Why topping trees is bad, can cost you money, and be unsafe!
Updated: Jul 20, 2020
As Arborists, we often get asked if we can top a tree and our answer is “NO”. But why is this? The main reasons are:
It’s detrimental to the tree's health and creates a safety issue.
It will create a bigger problem and cost down the line.
It’s bad arboricultural practice.
What is topping?
Topping refers to a pruning technique which removes large amounts of a tree's crown, usually more than 30%, often close to 50% or more. See the photos below for a example.
Photos from "crimes against treemanity" Facebook group
Why is it bad for the tree's health?
Topping a tree often drastically reduces its lifespan. The tree cannot recover from the large pruning wounds, and will slowly decay at these points. The tree will either die, or respond by growing lots of vigorous shoots, often around the pruning wounds, or from the trunk and branches of the whole tree. Further down the track, as decay sets in at the topping points, there is little wood left for the shoots (which are now large branches) to be supported by. This can cause a hugely dangerous situation as they begin to fail. Once topped, a tree will never be the same again, the structure is ruined and it can take decades to correct bad pruning in a large tree.
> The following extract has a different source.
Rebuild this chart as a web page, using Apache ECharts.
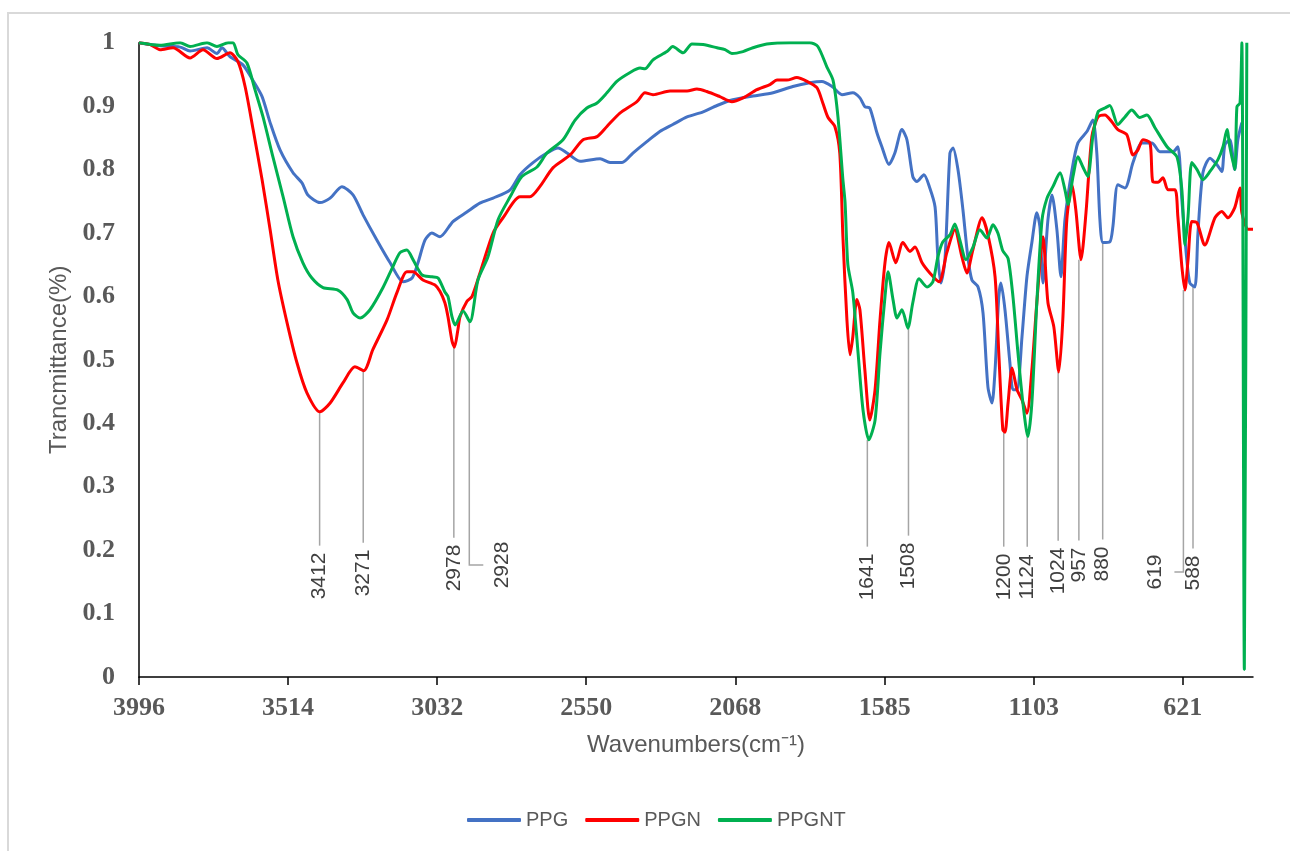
<!DOCTYPE html>
<html>
<head>
<meta charset="utf-8">
<script src="https://cdn.jsdelivr.net/npm/echarts@6/dist/echarts.min.js"></script>
<style>
  html, body { margin: 0; padding: 0; background: #ffffff; }
  #chart { width: 1290px; height: 851px; }
</style>
</head>
<body>
<div id="chart"></div>
<script>
// ---------- DATA (wavenumber cm-1, transmittance) ----------
const seriesNames = ['PPG', 'PPGN', 'PPGNT'];

const ppg = [[3996,1.0],[3928,0.995],[3863,0.993],[3831,0.987],[3776,0.992],[3744,0.983],[3728,0.992],[3702,0.978],[3660,0.965],[3627,0.94],[3598,0.915],[3572,0.874],[3540,0.831],[3498,0.795],[3469,0.779],[3450,0.760],[3411,0.748],[3378,0.755],[3340,0.773],[3304,0.760],[3272,0.729],[3227,0.689],[3184,0.653],[3142,0.623],[3113,0.629],[3094,0.653],[3071,0.689],[3049,0.700],[3023,0.694],[2981,0.718],[2936,0.733],[2894,0.747],[2851,0.755],[2796,0.768],[2764,0.792],[2722,0.811],[2677,0.826],[2641,0.834],[2612,0.826],[2570,0.813],[2505,0.817],[2473,0.811],[2434,0.811],[2399,0.826],[2354,0.844],[2312,0.860],[2270,0.871],[2224,0.883],[2172,0.891],[2127,0.901],[2076,0.910],[2011,0.916],[1946,0.921],[1882,0.931],[1827,0.937],[1788,0.939],[1755,0.931],[1723,0.918],[1688,0.921],[1665,0.913],[1649,0.899],[1633,0.897],[1610,0.858],[1594,0.836],[1571,0.808],[1552,0.826],[1529,0.863],[1513,0.847],[1494,0.789],[1481,0.781],[1458,0.792],[1439,0.771],[1422,0.741],[1413,0.662],[1403,0.621],[1390,0.658],[1374,0.826],[1364,0.834],[1348,0.800],[1332,0.737],[1316,0.662],[1303,0.626],[1283,0.615],[1267,0.574],[1251,0.457],[1238,0.432],[1228,0.484],[1216,0.599],[1209,0.621],[1196,0.579],[1180,0.495],[1170,0.453],[1157,0.453],[1141,0.536],[1125,0.631],[1109,0.685],[1093,0.732],[1083,0.710],[1073,0.621],[1057,0.721],[1044,0.760],[1028,0.705],[1015,0.631],[1002,0.721],[979,0.800],[960,0.842],[931,0.860],[912,0.878],[899,0.826],[889,0.721],[879,0.685],[857,0.686],[847,0.710],[831,0.776],[808,0.771],[782,0.811],[753,0.842],[721,0.842],[695,0.828],[653,0.828],[637,0.836],[624,0.752],[608,0.658],[598,0.621],[582,0.615],[572,0.700],[556,0.795],[533,0.818],[511,0.808],[495,0.797],[485,0.839],[469,0.847],[453,0.800],[443,0.847],[430,0.874]];

const ppgn = [[3996,1.0],[3960,0.997],[3928,0.989],[3886,0.992],[3831,0.976],[3789,0.989],[3744,0.975],[3702,0.984],[3676,0.970],[3653,0.931],[3627,0.863],[3598,0.784],[3572,0.705],[3547,0.626],[3517,0.558],[3485,0.495],[3453,0.448],[3411,0.418],[3378,0.432],[3336,0.464],[3298,0.489],[3269,0.483],[3240,0.516],[3194,0.563],[3162,0.606],[3130,0.639],[3110,0.639],[3078,0.626],[3039,0.618],[3023,0.608],[3007,0.590],[2997,0.568],[2984,0.530],[2976,0.520],[2965,0.547],[2958,0.568],[2936,0.592],[2919,0.600],[2887,0.647],[2851,0.700],[2819,0.724],[2764,0.757],[2732,0.757],[2700,0.773],[2657,0.803],[2602,0.823],[2560,0.847],[2515,0.852],[2483,0.868],[2441,0.889],[2386,0.907],[2360,0.921],[2334,0.918],[2279,0.924],[2224,0.924],[2192,0.927],[2160,0.923],[2118,0.915],[2079,0.907],[2043,0.913],[1998,0.926],[1956,0.934],[1933,0.941],[1901,0.941],[1869,0.945],[1836,0.939],[1804,0.929],[1785,0.905],[1768,0.882],[1746,0.868],[1730,0.825],[1720,0.694],[1707,0.563],[1697,0.508],[1688,0.536],[1675,0.595],[1665,0.579],[1649,0.484],[1633,0.405],[1616,0.453],[1600,0.563],[1584,0.653],[1571,0.685],[1549,0.653],[1526,0.685],[1503,0.671],[1487,0.678],[1464,0.653],[1439,0.637],[1409,0.623],[1384,0.669],[1358,0.705],[1335,0.662],[1319,0.637],[1300,0.673],[1270,0.724],[1251,0.697],[1228,0.631],[1216,0.511],[1203,0.390],[1196,0.386],[1186,0.432],[1173,0.487],[1157,0.453],[1141,0.437],[1125,0.416],[1109,0.484],[1093,0.590],[1073,0.694],[1057,0.590],[1038,0.552],[1022,0.481],[1009,0.563],[996,0.721],[979,0.776],[967,0.737],[950,0.658],[934,0.732],[915,0.852],[895,0.883],[873,0.886],[850,0.875],[831,0.863],[802,0.855],[782,0.823],[766,0.831],[750,0.847],[727,0.842],[718,0.781],[701,0.780],[685,0.787],[669,0.768],[646,0.768],[637,0.726],[624,0.647],[614,0.610],[604,0.658],[592,0.718],[575,0.716],[550,0.681],[517,0.724],[495,0.734],[475,0.724],[453,0.740],[436,0.771],[430,0.732],[410,0.706],[394,0.706]];

const ppgnt = [[3996,1.0],[3928,0.996],[3863,1.0],[3831,0.994],[3776,1.0],[3744,0.994],[3708,1.0],[3692,1.0],[3676,0.981],[3647,0.968],[3621,0.926],[3595,0.883],[3563,0.820],[3530,0.757],[3498,0.694],[3466,0.653],[3437,0.629],[3401,0.614],[3353,0.610],[3323,0.595],[3304,0.574],[3281,0.566],[3249,0.579],[3207,0.614],[3175,0.647],[3152,0.669],[3130,0.673],[3110,0.658],[3081,0.634],[3049,0.631],[3029,0.629],[3007,0.607],[2997,0.600],[2984,0.568],[2974,0.555],[2948,0.577],[2926,0.560],[2900,0.626],[2868,0.662],[2835,0.721],[2796,0.757],[2758,0.789],[2709,0.804],[2677,0.826],[2625,0.847],[2586,0.878],[2548,0.897],[2515,0.905],[2483,0.921],[2451,0.939],[2408,0.953],[2376,0.960],[2360,0.959],[2334,0.973],[2289,0.986],[2270,0.994],[2237,0.984],[2208,0.998],[2172,0.997],[2127,0.992],[2101,0.989],[2079,0.983],[2043,0.986],[2011,0.992],[1966,0.998],[1891,1.0],[1827,1.0],[1801,0.994],[1772,0.962],[1752,0.941],[1736,0.883],[1720,0.784],[1713,0.748],[1704,0.650],[1688,0.606],[1671,0.511],[1655,0.421],[1636,0.374],[1616,0.405],[1600,0.511],[1584,0.599],[1574,0.639],[1558,0.595],[1545,0.566],[1529,0.579],[1510,0.550],[1494,0.590],[1474,0.628],[1448,0.615],[1429,0.623],[1413,0.662],[1397,0.686],[1374,0.697],[1358,0.714],[1342,0.689],[1322,0.658],[1300,0.677],[1277,0.705],[1254,0.692],[1235,0.713],[1219,0.700],[1203,0.672],[1186,0.660],[1170,0.599],[1154,0.511],[1138,0.432],[1122,0.379],[1109,0.432],[1093,0.590],[1076,0.721],[1060,0.755],[1041,0.773],[1018,0.795],[1002,0.768],[992,0.745],[976,0.789],[960,0.820],[944,0.804],[928,0.789],[912,0.852],[895,0.891],[873,0.897],[857,0.901],[831,0.871],[808,0.883],[786,0.894],[760,0.882],[737,0.886],[711,0.866],[672,0.836],[640,0.820],[624,0.768],[614,0.681],[604,0.726],[592,0.811],[575,0.800],[556,0.784],[533,0.797],[507,0.816],[491,0.836],[478,0.863],[469,0.836],[453,0.800],[446,0.899],[436,0.905],[430,1.0],[422,0.012],[414,1.0]];

// x-axis tick labels (cm-1)
const xTickLabels = [3996, 3514, 3032, 2550, 2068, 1585, 1103, 621];

// peak annotations: wavenumber and transmittance at the marked point
const peakWn = [3412, 3271, 2978, 2928, 1641, 1508, 1200, 1124, 1024, 957, 880, 619, 588];
const peakT  = [0.418, 0.483, 0.521, 0.560, 0.374, 0.550, 0.386, 0.379, 0.481, 0.658, 0.685, 0.610, 0.615];

// ---------- LAYOUT (label placement, px) ----------
const labelCenterY = [576, 573, 568, 565, 577, 566, 577, 577, 571, 565, 564, 572, 573];
const labelDx      = [0, 0, 0, 33, 0, 0, 0, 0, 0, 0, 0, -28, 0];

const colors = ['#4472C4', '#FF0000', '#00B050'];
const SANS = '"Liberation Sans", Arial, sans-serif';
const SERIF = '"Liberation Serif", "Times New Roman", serif';
const LABEL_FS = 21;

const chart = echarts.init(document.getElementById('chart'), null, { renderer: 'canvas' });

const lineSeries = [ppg, ppgn, ppgnt].map((d, i) => ({
  name: seriesNames[i],
  type: 'line',
  data: d,
  showSymbol: false,
  symbol: 'none',
  smooth: 0.25,
  lineStyle: { color: colors[i], width: 3 },
  itemStyle: { color: colors[i] },
  z: 3 + i,
  animation: false
}));

const annotationSeries = {
  name: 'peaks',
  type: 'custom',
  coordinateSystem: 'cartesian2d',
  data: peakWn.map((w, i) => [w, peakT[i]]),
  encode: { x: 0, y: 1 },
  clip: false,
  z: 2,
  silent: true,
  animation: false,
  renderItem: function (params, api) {
    const i = params.dataIndex;
    const p = api.coord([api.value(0), api.value(1)]);
    const txt = String(peakWn[i]);
    const len = txt.length * LABEL_FS * 0.556;
    const cy = labelCenterY[i];
    const dx = labelDx[i];
    const cx = p[0] + dx;
    const stroke = { stroke: '#A5A5A5', lineWidth: 1.5, fill: null };
    const children = [];
    if (dx === 0) {
      children.push({ type: 'line', shape: { x1: p[0], y1: p[1], x2: p[0], y2: cy - len / 2 - 7 }, style: stroke });
    } else {
      const endX = cx - Math.sign(dx) * 19;
      children.push({ type: 'polyline', shape: { points: [[p[0], p[1]], [p[0], cy], [endX, cy]] }, style: stroke });
    }
    children.push({
      type: 'text', x: cx, y: cy, rotation: Math.PI / 2,
      style: { text: txt, fill: '#404040', font: LABEL_FS + 'px ' + SANS, align: 'center', verticalAlign: 'middle' }
    });
    return { type: 'group', children: children };
  }
};

chart.setOption({
  animation: false,
  backgroundColor: '#ffffff',
  graphic: [{
    type: 'rect', silent: true, z: -10,
    shape: { x: 8, y: 13, width: 1300, height: 900 },
    style: { fill: 'none', stroke: '#D9D9D9', lineWidth: 2 }
  }],
  grid: { left: 139, right: 37, top: 42.7, bottom: 174, outerBoundsMode: 'none', containLabel: false },
  legend: {
    data: seriesNames,
    left: 462, top: 805,
    icon: 'roundRect', itemWidth: 54, itemHeight: 4, itemGap: 17,
    textStyle: { fontFamily: SANS, fontSize: 20, color: '#595959' }
  },
  xAxis: {
    type: 'value',
    inverse: true,
    min: 394, max: 3996,
    name: 'Wavenumbers(cm\u207B\u00B9)',
    nameLocation: 'middle',
    nameGap: 56,
    nameTextStyle: { fontFamily: SANS, fontSize: 24, color: '#595959' },
    axisLine: { show: true, onZero: false, lineStyle: { color: '#000000', width: 1.5 } },
    axisTick: { show: true, inside: false, length: 8, customValues: xTickLabels, lineStyle: { color: '#000000', width: 1.5 } },
    axisLabel: {
      customValues: xTickLabels,
      margin: 18,
      fontFamily: SERIF, fontWeight: 'bold', fontSize: 26, color: '#595959',
      formatter: v => String(Math.round(v))
    },
    splitLine: { show: false }
  },
  yAxis: {
    type: 'value',
    min: 0, max: 1, interval: 0.1,
    name: 'Trancmittance(%)',
    nameLocation: 'middle',
    nameGap: 64,
    nameTextStyle: { fontFamily: SANS, fontSize: 24, color: '#595959' },
    axisLine: { show: true, lineStyle: { color: '#000000', width: 1.5 } },
    axisTick: { show: false },
    axisLabel: { margin: 24, fontFamily: SERIF, fontWeight: 'bold', fontSize: 26, color: '#595959' },
    splitLine: { show: false }
  },
  series: lineSeries.concat([annotationSeries])
});
</script>
</body>
</html>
Why does it create a bigger problem and cost down the line?
As well as the safety issue already highlighted, the vigorous shoots that form because of the topping, will grow at a faster rate than if the tree hadn't been pruned or was pruned correctly. This growth response is a reaction to losing large amounts of canopy. Meaning, that the tree might well get bigger, faster with more dense unstable branches, causing the original problem to be worse than it was before. So you may well end up having to pay to have the tree pruned again or even removed.
Why is bad arboricultural practice?
Because of bad health implications to the tree, safety issues it can create and causing further cost and issue down the line, it is not recommended by professional, qualified Arborists to top trees. An Arborist will recommend that the tree gets “reduced”.
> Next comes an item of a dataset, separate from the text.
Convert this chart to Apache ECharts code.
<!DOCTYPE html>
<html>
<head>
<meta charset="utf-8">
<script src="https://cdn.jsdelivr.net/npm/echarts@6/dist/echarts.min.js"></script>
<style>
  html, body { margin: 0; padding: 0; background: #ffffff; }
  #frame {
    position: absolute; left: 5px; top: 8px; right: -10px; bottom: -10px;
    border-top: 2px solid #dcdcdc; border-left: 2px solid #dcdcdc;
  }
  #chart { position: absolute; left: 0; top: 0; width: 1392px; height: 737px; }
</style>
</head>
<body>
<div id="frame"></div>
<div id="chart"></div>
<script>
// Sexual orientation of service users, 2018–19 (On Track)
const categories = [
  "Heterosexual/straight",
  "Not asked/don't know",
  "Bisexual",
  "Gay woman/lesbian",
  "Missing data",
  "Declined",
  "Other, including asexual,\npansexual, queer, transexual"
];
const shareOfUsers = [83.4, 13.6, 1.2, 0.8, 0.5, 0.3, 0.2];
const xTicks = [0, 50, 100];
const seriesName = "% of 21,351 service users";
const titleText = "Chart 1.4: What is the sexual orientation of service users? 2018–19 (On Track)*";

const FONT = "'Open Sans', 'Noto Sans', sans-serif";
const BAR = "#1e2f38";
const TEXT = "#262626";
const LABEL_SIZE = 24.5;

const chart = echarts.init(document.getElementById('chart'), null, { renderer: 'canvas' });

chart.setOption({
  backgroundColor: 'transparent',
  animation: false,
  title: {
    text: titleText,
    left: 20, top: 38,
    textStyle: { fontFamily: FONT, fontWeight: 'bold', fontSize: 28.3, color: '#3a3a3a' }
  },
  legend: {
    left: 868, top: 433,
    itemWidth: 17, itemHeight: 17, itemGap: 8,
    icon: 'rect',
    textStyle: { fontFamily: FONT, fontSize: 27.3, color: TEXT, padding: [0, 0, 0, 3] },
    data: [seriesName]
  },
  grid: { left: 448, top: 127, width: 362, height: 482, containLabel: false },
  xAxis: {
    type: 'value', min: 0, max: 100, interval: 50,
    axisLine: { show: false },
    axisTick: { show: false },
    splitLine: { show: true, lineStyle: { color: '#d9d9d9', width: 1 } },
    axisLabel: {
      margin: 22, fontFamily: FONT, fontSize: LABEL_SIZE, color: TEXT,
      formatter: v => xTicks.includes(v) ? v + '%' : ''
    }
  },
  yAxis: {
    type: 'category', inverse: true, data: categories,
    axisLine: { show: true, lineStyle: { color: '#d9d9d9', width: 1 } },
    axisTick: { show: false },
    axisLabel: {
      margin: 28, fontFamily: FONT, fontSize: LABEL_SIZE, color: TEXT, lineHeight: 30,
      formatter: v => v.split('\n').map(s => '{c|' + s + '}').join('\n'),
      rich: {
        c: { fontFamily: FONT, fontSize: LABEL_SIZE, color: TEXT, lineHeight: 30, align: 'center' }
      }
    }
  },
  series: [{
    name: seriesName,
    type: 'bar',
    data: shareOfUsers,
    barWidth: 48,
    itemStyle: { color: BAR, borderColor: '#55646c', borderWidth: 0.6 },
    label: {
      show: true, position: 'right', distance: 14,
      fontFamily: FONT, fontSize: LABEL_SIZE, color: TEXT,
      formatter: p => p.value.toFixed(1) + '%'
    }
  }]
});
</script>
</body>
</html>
What can you do to make your tree smaller?
To make your tree small/have less mass, you can carry out a reduction. Canopy reduction involves pruning small to medium sized portions of the canopy extremities, whilst retaining a suitable growth point on the branch/es which are being pruned back. The amount which can be removed without detriment to the tree varies based on not only species, but also each individual tree, but will be no more than 30% of the tree's crown. The aim is to achieve a tree which has a similar or improved form, but slightly smaller. This technique is also used to reduce wind loading, subsequent loss of limbs or portions of the tree. If you want a tree which is half of the size of your current one, that tree is probably not the ideal species for the site. View the clip below for a great example of one of our reduction to a London Plane
Are there exceptions?
Yes, but it is a management option used by Arborists in very specific cases. A heavy reduction can be used to stabilise large old trees, or trees with major defects. In this case, it is the lesser of two evils, but will allow you to retain the tree.
In summary, “topping” of a tree should not be done. It creates health issues for the tree, safety problems and may well cost you more money down the line. Instead of topping a tree, a reduction should be carried out as this will have less impact on the tree's health, the regrowth will be slower(meaning your tree stays smaller for longer),it won't create safety issues, and means you won't have to prune your tree so often therefore costing less.